# Bad queen experience with Buckfast



## lfzebra (Nov 20, 2010)

Please forgive this question but as an aside, can you tell me about Buckfast bees; temperment (sp), production, health, etc. Thanks. Also, thanks for the info about your experience.


----------



## AmericasBeekeeper (Jan 24, 2010)

Buckfast have great temperment from Canada and Southern attitude from Texas, probably from the AHB. Buckfast are great producers, hygeinic, disease resistant and do not change much when open mated - hybridized.


----------



## NY_BLUES (May 14, 2009)

It sounds like you had more of a bad experience with B weaver than you did with the buckfast, who knows what they would have been like had they not been chilled.


----------



## jams bees (Oct 4, 2008)

The colonies headed by Buckfast queens seem to be good colonies all around. In the past I have noticed them to be slightly more aggressive than Italians or Carniolans. What really surprised me this year is that several of the colonies that re-queened themselves are showing Africanized behavior. As I have never had a problem with aggressive bees I can only assume that some African genes were introduced through these queens.

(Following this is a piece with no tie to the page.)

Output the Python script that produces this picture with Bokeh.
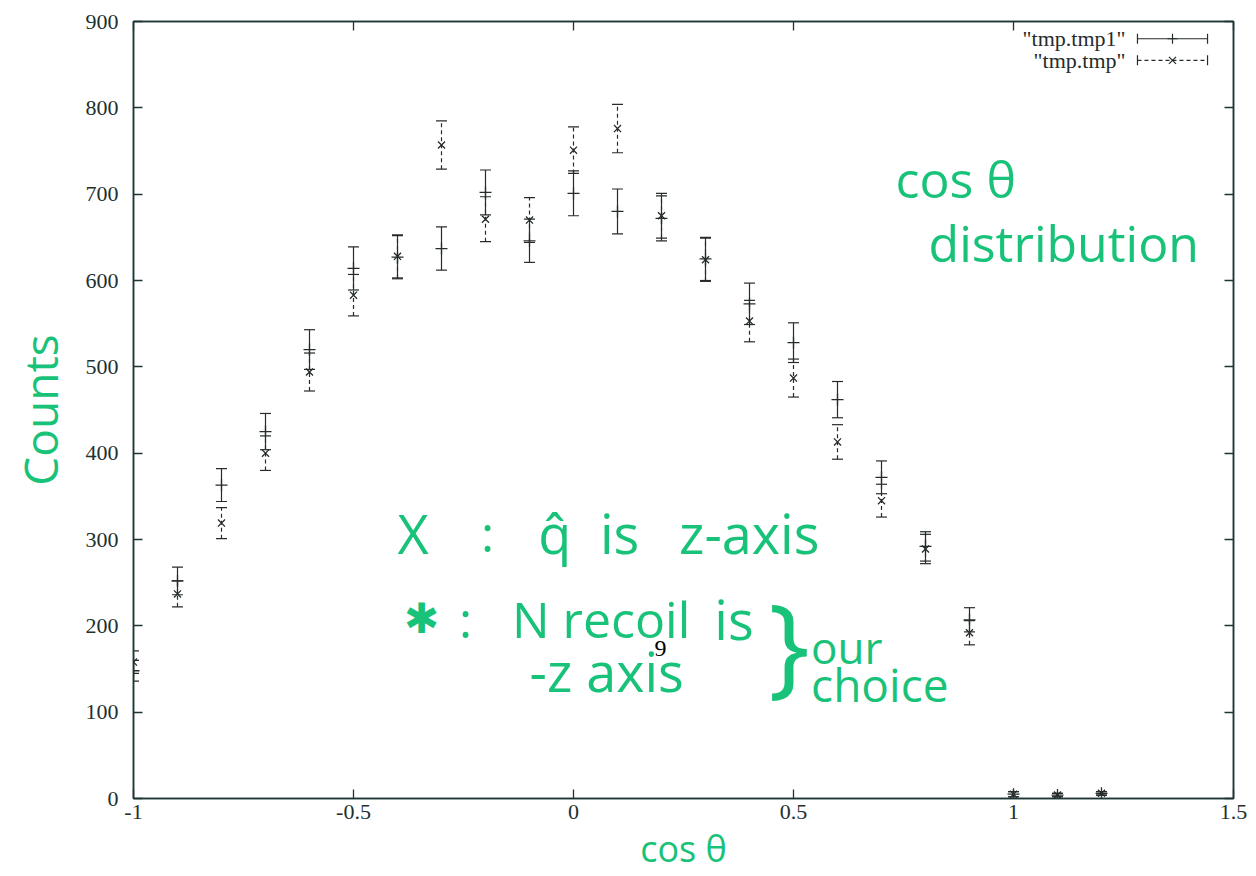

B Weaver doesn't sell a true Buckfast just their survivor stock which is a mish-mash of Buckfast and several other lines.


----------



## bluegrass (Aug 30, 2006)

My understanding is that Bweaver lost almost all of their Buckfast stock in the early 2000s and they don't even claim to be selling Buckfast any longer.


----------



## beardance (Jun 15, 2010)

I haven't had a real good experience with B Weaver either as set down in an older post. Same similar thing happened regarding defective queens. Half of them were superceded and B Weaver wasn't very helpful.


----------



## jams bees (Oct 4, 2008)

True they don't claim a Buckfast line but have a mix including the Buckfast gene pool. My complaint was the poor packaging, lack of attendant bees, and the lack of any attempt to rectify the problem. I have since heard from fellow bee keepers that they had similar experiences.


----------



## spunky (Nov 14, 2006)

jams bees said:


> True they don't claim a Buckfast line but have a mix including the Buckfast gene pool. My complaint was the poor packaging, lack of attendant bees, and the lack of any attempt to rectify the problem. I have since heard from fellow bee keepers that they had similar experiences.


 Vote with your wallet. Have you looked into any of Ol Sols' stock ? His apairy, I believe in in your state


----------



## Pugs (Jul 15, 2004)

Old Sols it in Rogue River Oregon, about 650 miles or so from Fruitland Washington. The guy selling queens in Idaho (saw it in a post, don't remember who) would most likely be closer and the queens would be raised in a climate closer to the one in Fruitland.

Pugs


----------



## olympic (Aug 20, 2006)

So if B Weaver are not selling Buckfast anymore how come you chose to mix the name up with a bad experience due to packing and shipping? Highly irresponsible of you!


----------



## bluegrass (Aug 30, 2006)

AmericasBeekeeper said:


> Buckfast have great temperment from Canada and Southern attitude from Texas,* probably from the AHB.* Buckfast are great producers, hygeinic, disease resistant and do not change much when open mated - hybridized.


Is this an unfounded guess on your part or have you seen genetic studies that suggest AHB Genetics?


----------



## franktrujillo (Jan 22, 2009)

it seems to me all they do is sell Itallains any ways and call them a different name.most likely there mutts..i had problem with them as well i used them once and the bees got deformed wings and they superceded her and died that following spring also they never built up any thing...


----------